13 And again, what a wonderful example of heretical ingenuity is this:— “Nor as if He were previously in being, and afterwards born or created afresh, to be a Son.” God, since He was born from God, was assuredly not born from nothing, nor from things non-existent. His birth was that of the eternally living nature. Yet, though He is God, He is not identical with the pre-existing God; God was born from God Who existed before Him; in, and by, His birth He partook of the nature of His Source.
If we are speaking words of our own, all this is mere irreverence; but if, as we shall prove, God Himself has taught us how to speak, then the necessity is laid upon us of confessing the Divine birth in the sense revealed by God. And it is this unity of nature in Father and in Son, this ineffable mystery of the living birth, which the madness of heresy is struggling to banish from belief, when it says, “Nor as if He were previously in being, and afterwards born, or created afresh, to be a Son.”
Now who is senseless enough to suppose that the Father ceased to be Himself; that the same Person Who had previously existed was afterwards born, or created afresh, to be the Son? That God disappeared, and that His disappearance was followed by an emergence in birth, when, in fact, that birth is evidence of the continuous existence of its Author? Or who is so insane as to suppose that a Son can come into existence otherwise than through birth? Who so void of reason as to say that the birth of God resulted in anything else than in God being born?

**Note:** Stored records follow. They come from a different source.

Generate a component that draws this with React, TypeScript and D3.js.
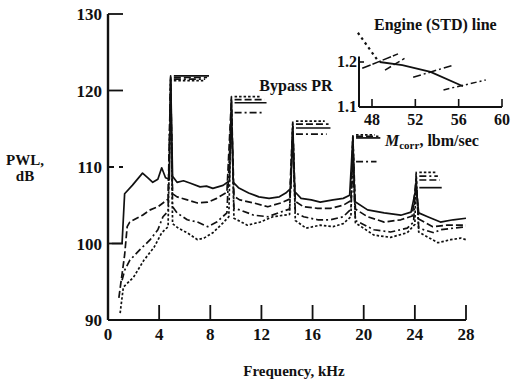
import React from "react";
import * as d3 from "d3";

// main plot: sound power level spectra, 4 bypass pressure ratios
const xTicks = [0, 4, 8, 12, 16, 20, 24, 28];
const yTicks = [90, 100, 110, 120, 130];

const solidCurve: [number, number][] = [
  [0.3, 100], [1.1, 100], [1.3, 106.5], [1.9, 107.6], [2.7, 109.2], [3.1, 108.6], [3.5, 108.0],
  [3.9, 108.4], [4.2, 109.9], [4.5, 108.6], [4.8, 108.4], [4.9, 121.9], [5.05, 108.8], [5.4, 108.0],
  [5.9, 108.2], [6.4, 107.9], [7.2, 107.4], [7.7, 107.5], [8.2, 107.2], [9.0, 107.6], [9.5, 108.2],
  [9.65, 118.4], [9.8, 108.0], [10.2, 107.3], [11.0, 106.6], [11.8, 106.1], [12.6, 105.9], [13.4, 106.1],
  [13.9, 106.6], [14.3, 107.2], [14.45, 115.1], [14.6, 106.8], [15.1, 105.9], [15.9, 105.7], [16.6, 105.4],
  [17.6, 105.7], [18.4, 105.9], [18.9, 106.3], [19.15, 113.8], [19.3, 105.5], [20.3, 104.4], [21.6, 104.0],
  [22.9, 103.7], [23.7, 104.1], [24.1, 107.3], [24.3, 104.0], [25.0, 103.5], [26.0, 102.8], [27.0, 103.1],
  [28.0, 103.3],
];

const dashedCurve: [number, number][] = [
  [0.85, 92.9], [1.3, 98.5], [1.5, 102.2], [1.7, 102.8], [2.7, 103.7], [3.3, 104.4], [3.9, 104.8],
  [4.3, 105.3], [4.7, 105.8], [4.9, 121.7], [5.05, 106.5], [5.4, 106.1], [6.2, 105.7], [7.0, 105.3],
  [7.8, 105.4], [8.5, 105.9], [9.3, 106.7], [9.65, 118.8], [9.85, 106.2], [10.3, 105.7], [11.4, 105.3],
  [12.5, 104.8], [13.5, 105.3], [14.2, 105.8], [14.45, 115.6], [14.65, 105.5], [15.3, 104.8], [16.4, 104.6],
  [17.4, 104.6], [18.4, 105.0], [19.0, 105.6], [19.15, 114.0], [19.35, 104.5], [20.3, 103.5], [21.6, 102.8],
  [22.9, 103.1], [23.8, 103.6], [24.1, 108.3], [24.3, 103.2], [25.4, 102.2], [26.5, 102.4], [28.0, 102.4],
];

const dashDotCurve: [number, number][] = [
  [1.1, 95.2], [1.3, 96.5], [1.7, 97.8], [2.5, 99.2], [3.3, 100.5], [3.9, 101.8], [4.3, 103.5],
  [4.7, 104.2], [4.9, 121.5], [5.05, 104.8], [5.4, 104.0], [6.2, 103.1], [7.0, 102.8], [7.8, 102.2],
  [8.5, 102.8], [9.3, 104.0], [9.65, 117.1], [9.85, 104.6], [10.3, 104.4], [11.4, 103.7], [12.5, 103.5],
  [13.5, 104.1], [14.2, 104.5], [14.45, 114.3], [14.65, 104.0], [15.3, 103.5], [16.4, 103.1], [17.4, 103.1],
  [18.4, 103.5], [19.0, 104.5], [19.15, 110.7], [19.35, 103.0], [20.8, 101.8], [22.1, 101.5], [23.4, 102.0],
  [23.9, 102.8], [24.1, 108.8], [24.3, 102.0], [25.5, 101.4], [26.0, 101.8], [27.0, 102.0], [28.0, 102.2],
];

const dottedCurve: [number, number][] = [
  [0.95, 90.9], [1.2, 94.3], [2.0, 95.6], [2.8, 97.8], [3.6, 99.5], [4.2, 101.4], [4.7, 102.2],
  [4.9, 121.3], [5.05, 102.6], [5.5, 102.0], [6.2, 101.4], [7.0, 100.5], [7.5, 100.7], [8.2, 101.4],
  [9.0, 102.7], [9.45, 103.5], [9.65, 119.2], [9.85, 103.3], [10.9, 102.4], [11.9, 102.8], [12.9, 103.5],
  [14.2, 103.8], [14.45, 116.0], [14.65, 103.0], [15.5, 102.0], [16.6, 102.4], [17.6, 102.2], [18.4, 102.6],
  [19.0, 103.5], [19.15, 114.2], [19.35, 102.7], [20.8, 101.1], [22.1, 100.8], [23.4, 101.4], [24.0, 102.5],
  [24.1, 109.3], [24.3, 101.5], [25.8, 100.1], [26.8, 100.5], [27.6, 100.7], [28.0, 100.5],
];

// blade passing harmonics and the peak-level marks beside them
const peakFreqs = [4.9, 9.65, 14.45, 19.15, 24.1];
const markerEnds = [7.9, 12.4, 17.4, 21.3, 26.1];
const solidPeaks = [121.9, 118.4, 115.1, 113.8, 107.3];
const dashedPeaks = [121.7, 118.8, 115.6, 114.0, 108.3];
const dashDotPeaks = [121.5, 117.1, 114.3, 110.7, 108.8];
const dottedPeaks = [121.3, 119.2, 116.0, 114.2, 109.3];

// inset: bypass PR vs corrected flow
const insetXTicks = [48, 52, 56, 60];
const insetYTicks = [1.1, 1.2];
const engineLine: [number, number][] = [[48.7, 1.2], [50.8, 1.193], [53.4, 1.178], [56.4, 1.146]];
const leaderLine: [number, number][] = [[46.7, 1.265], [48.6, 1.201]];
const speedLines: [number, number][][] = [
  [[47.1, 1.186], [50.4, 1.218]],
  [[49.2, 1.182], [51.0, 1.208]],
  [[51.8, 1.166], [55.5, 1.193]],
  [[54.6, 1.138], [58.5, 1.16]],
];

const series = [
  { data: solidCurve, peaks: solidPeaks, dash: "none" },
  { data: dashedCurve, peaks: dashedPeaks, dash: "7,3" },
  { data: dashDotCurve, peaks: dashDotPeaks, dash: "7,3,2,3" },
  { data: dottedCurve, peaks: dottedPeaks, dash: "2.5,2" },
];
const speedDash = ["9,2", "7,3", "8,3,2,3", "6,3,2,3"];

const textStyle: React.CSSProperties = {
  fontFamily: "'Liberation Serif', 'DejaVu Serif', serif",
  fontWeight: 700,
};

export default function App() {
  const x = d3.scaleLinear().domain([0, 28]).range([108, 466]);
  const y = d3.scaleLinear().domain([90, 130]).range([320, 14]);
  const line = d3.line<[number, number]>().x((d) => x(d[0])).y((d) => y(d[1]));

  const ix = d3.scaleLinear().domain([48, 60]).range([372, 502]);
  const iy = d3.scaleLinear().domain([1.1, 1.2]).range([107, 62]);
  const iline = d3.line<[number, number]>().x((d) => ix(d[0])).y((d) => iy(d[1]));
  const insetLeft = ix(46.8);

  return (
    <svg
      width={513}
      height={379}
      style={{ position: "absolute", left: 0, top: 0, background: "#fff", ...textStyle }}
    >
      {/* main axes */}
      <line x1={x(0)} x2={x(0)} y1={y(130)} y2={y(90)} stroke="#111" strokeWidth={2.4} />
      <line x1={x(0)} x2={x(28)} y1={y(90)} y2={y(90)} stroke="#111" strokeWidth={2.2} />
      {yTicks.filter((t) => t > 90).map((t) => (
        <line key={t} x1={x(0)} x2={x(0) + 15} y1={y(t)} y2={y(t)} stroke="#111" strokeWidth={1.8}
          strokeDasharray={t === 110 ? "6,5" : "none"} />
      ))}
      {xTicks.filter((t) => t > 0).map((t) => (
        <line key={t} x1={x(t)} x2={x(t)} y1={y(90)} y2={y(90) - 15} stroke="#111" strokeWidth={1.8} />
      ))}
      {yTicks.map((t) => (
        <text key={t} x={x(0) - 6} y={y(t) + 6} textAnchor="end" fontSize={17} fill="#111">{t}</text>
      ))}
      {xTicks.map((t) => (
        <text key={t} x={x(t)} y={y(90) + 20} textAnchor="middle" fontSize={17} fill="#111">{t}</text>
      ))}
      <text x={25} y={165} textAnchor="middle" fontSize={15} fill="#111">PWL,</text>
      <text x={25} y={181} textAnchor="middle" fontSize={15} fill="#111">dB</text>
      <text x={294} y={376} textAnchor="middle" fontSize={15} fill="#111">Frequency, kHz</text>
      <text x={296} y={91} textAnchor="middle" fontSize={16} fill="#111">Bypass PR</text>

      {/* spectra */}
      {series.map((s, i) => (
        <g key={i}>
          <path d={line(s.data) ?? ""} fill="none" stroke="#111" strokeWidth={1.7}
            strokeDasharray={s.dash} strokeLinejoin="round" />
          {s.peaks.map((p, k) => (
            <line key={k} x1={x(peakFreqs[k] + 0.25)} x2={x(markerEnds[k] - i * 0.15)}
              y1={y(p)} y2={y(p)} stroke="#111" strokeWidth={1.7} strokeDasharray={s.dash} />
          ))}
        </g>
      ))}

      {/* inset */}
      <line x1={insetLeft} x2={insetLeft} y1={iy(1.1)} y2={iy(1.212)} stroke="#111" strokeWidth={2} />
      <line x1={insetLeft} x2={ix(60)} y1={iy(1.1)} y2={iy(1.1)} stroke="#111" strokeWidth={2} />
      <line x1={insetLeft} x2={insetLeft + 5} y1={iy(1.2)} y2={iy(1.2)} stroke="#111" strokeWidth={1.6} />
      {insetXTicks.map((t) => (
        <line key={t} x1={ix(t)} x2={ix(t)} y1={iy(1.1)} y2={iy(1.1) - 8} stroke="#111" strokeWidth={1.6} />
      ))}
      {insetXTicks.map((t) => (
        <text key={t} x={ix(t)} y={iy(1.1) + 18} textAnchor="middle" fontSize={16} fill="#111">{t}</text>
      ))}
      {insetYTicks.map((t) => (
        <text key={t} x={insetLeft - 2} y={iy(t) + 5} textAnchor="end" fontSize={16} fill="#111">{t.toFixed(1)}</text>
      ))}
      <path d={iline(engineLine) ?? ""} fill="none" stroke="#111" strokeWidth={1.8} />
      <path d={iline(leaderLine) ?? ""} fill="none" stroke="#111" strokeWidth={2.2} strokeDasharray="2.5,3.5" />
      {speedLines.map((l, i) => (
        <path key={i} d={iline(l) ?? ""} fill="none" stroke="#111" strokeWidth={1.5} strokeDasharray={speedDash[i]} />
      ))}
      <text x={374} y={30} fontSize={16} fill="#111">Engine (STD) line</text>
      <text x={385} y={146} fontSize={16} fill="#111">
        <tspan fontStyle="italic">M</tspan>
        <tspan fontSize={11} dy={3}>corr</tspan>
        <tspan dy={-3}>, lbm/sec</tspan>
      </text>
    </svg>
  );
}
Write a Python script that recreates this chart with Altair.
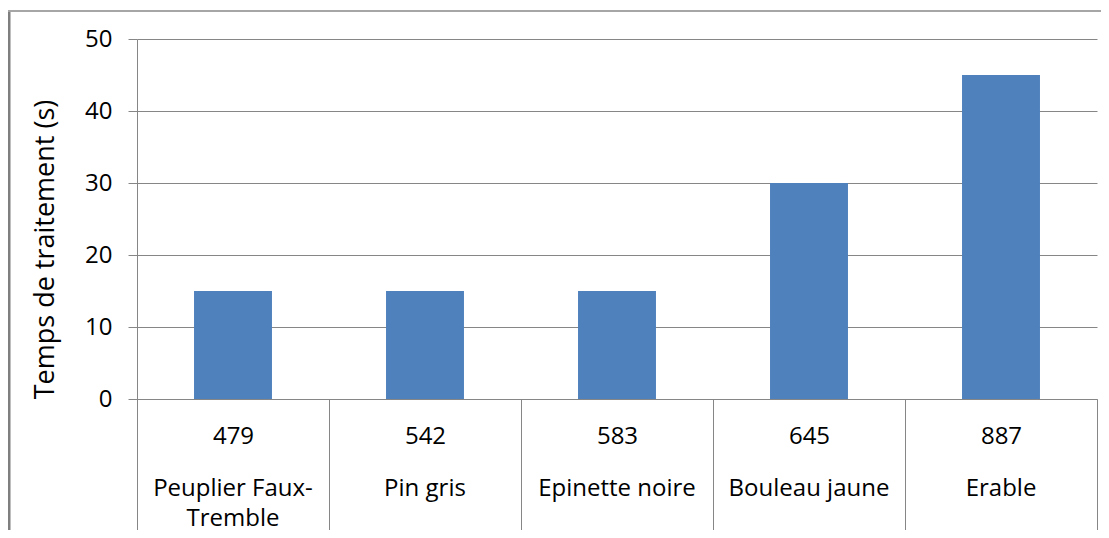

The abiding God was not born, but God was born from the abiding God; the nature bestowed in that birth was the very nature of the Begetter. And God by His birth, which was from God into God, received, because His was a true birth, not things new-created but things which were and are the permanent possession of God. Thus it is not the pre-existent God that was born; yet God was born, and began to exist, out of and with the properties of God. And thus we see how heresy, throughout this long prelude, has been treacherously leading up to this most blasphemous doctrine.
Its object being to deny God the Only-begotten, it starts with what purports to be a defence of truth, to go on to the assertion that Christ is born not from God but out of nothing, and that His birth is due to the Divine counsel of creation from the non-existent.